Although the first 'root' url would obviously be the ideal one, if only because it is often linked to internally. But Google seems to like to link to the second type of URL, partially because that is the url used in the 'Latest Posts' feature on the front page (so is most accessible to Googlebot) and also because external web sites sometimes link to the post, rather than the 'root' of the URL.
My dilema is whether to exclude the second format of the URL via robots.txt, to try and get some kind of consistency.
Or, should I not fix what isn't broken? I have not suffered any kind of duplicate content 'penalty' so far (touch wood) and to block these urls now might exclude hundreds of pages.
Any thoughts?
[edited by: tedster at 7:07 pm (utc) on Nov. 1, 2006]

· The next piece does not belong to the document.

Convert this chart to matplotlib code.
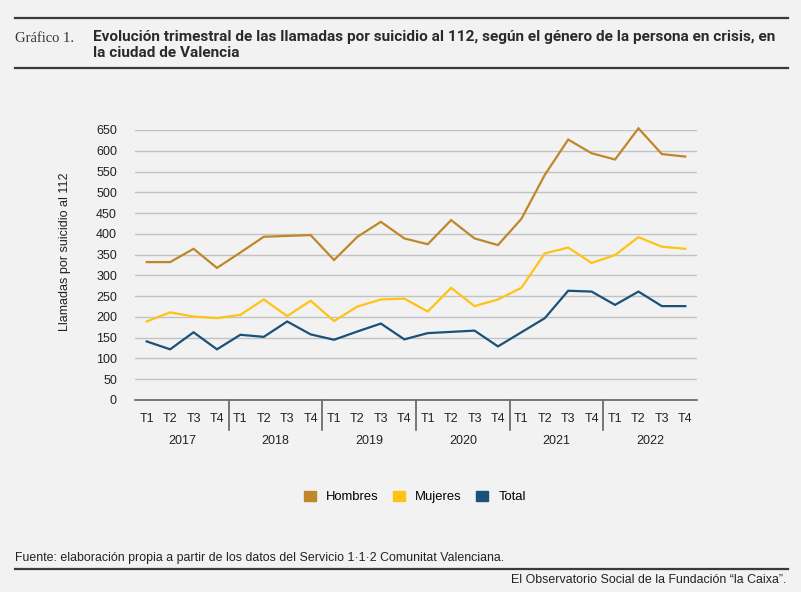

[edit reason] use example.com [/edit]
Now, Google has been happily indexing both types of URL and, in search results, simply choosing one over the other to display.
In my opinion, you shouldn't try to manipulate that situation. Good for you for recognizing that there is potential for chaos --if troubleever does start you'll know what to do. But it sounds like Google is handling the duplicate issue just fine in your case, and trying to "fix" something here might actually make trouble.
Indeed. I tried the robots rule for a week or two and it seemed to slow down the indexing process somewhat. But then that makes sense as the 'root' urls are buried one level deeper than the .msg urls.
I've gone back to the way it was and I'll see how it goes.
Any other opinions welcome.
It seems to me that, in essence, these differnt urls are not actually duplicate content in the true sense. And perhaps all this thinking about blocking duplicate urls is too much of a linear approach to a subject that... well, isn't all that linear. Especially when we are talking about content management systems and forums.
For example, when Google indexes one of the .msg URLs on my forum, it is essentially indexing a specific item of information.
And I've noticed, on ocassion, that when searching for the same thread, using slightly different keywords, that Google puts one version of the thread before the other in its results (i.e. it is not always the same url that is supplemental, or in the main index). So, rather than the different URLs being treated as 'duplicates', Google is quite cleverly acknowledging that the web isn't made up of lots of static documents with a beginning and an end. But is rather a cyclical depository of information that can be stored and accessed in numerous different ways. Especially in the case of forums where a thread can be extremely long and cover a range of subjects and viewpoints, it seems only logical that Google would index that thread at different points, depending on how its robots see the information being presented.
It seems to me that this is quite different to a web site having duplicate versions of its content scattered around different places.
Or am I missing the whole point here...?
Anyone else experiencing this? My eBay listings contain duplicate content on approximately 8,000 products. On relevant keyword searches, I find that my eBay listing URLs come up high in SERPs while my site URLs are buried in supplemental. Is this causing a dupe penalty?
Most of the pages went supplemental in early October, and I have waited for a rebound which has not happened. I also posted a reinclusion request. The site has a PR 5 on index and many URLs below with PR 4 and lower. The URLs with PR are indexed, but the thousands of category and product URLs are supplemental. I have compared the site against competitor's sites with similar products, PR, and backlinks and they are not having the supplemental issue.
I have in place 301 redirects for canonical issues, and also to change PHP queries to friendly HTML URLs.
Link to URL "B" on the page, and set up an internal rewrite from "B" to "A" as well as an external 301 redirect from "A" to "B".
If a user asks for "A" they are redirected to "B" with a 301. If they ask for "B" then they URL is silently and internally rewritten as "A" and the content served.
This does not cause a loop because one of them is an internal rewrite, and one is a physical redirect.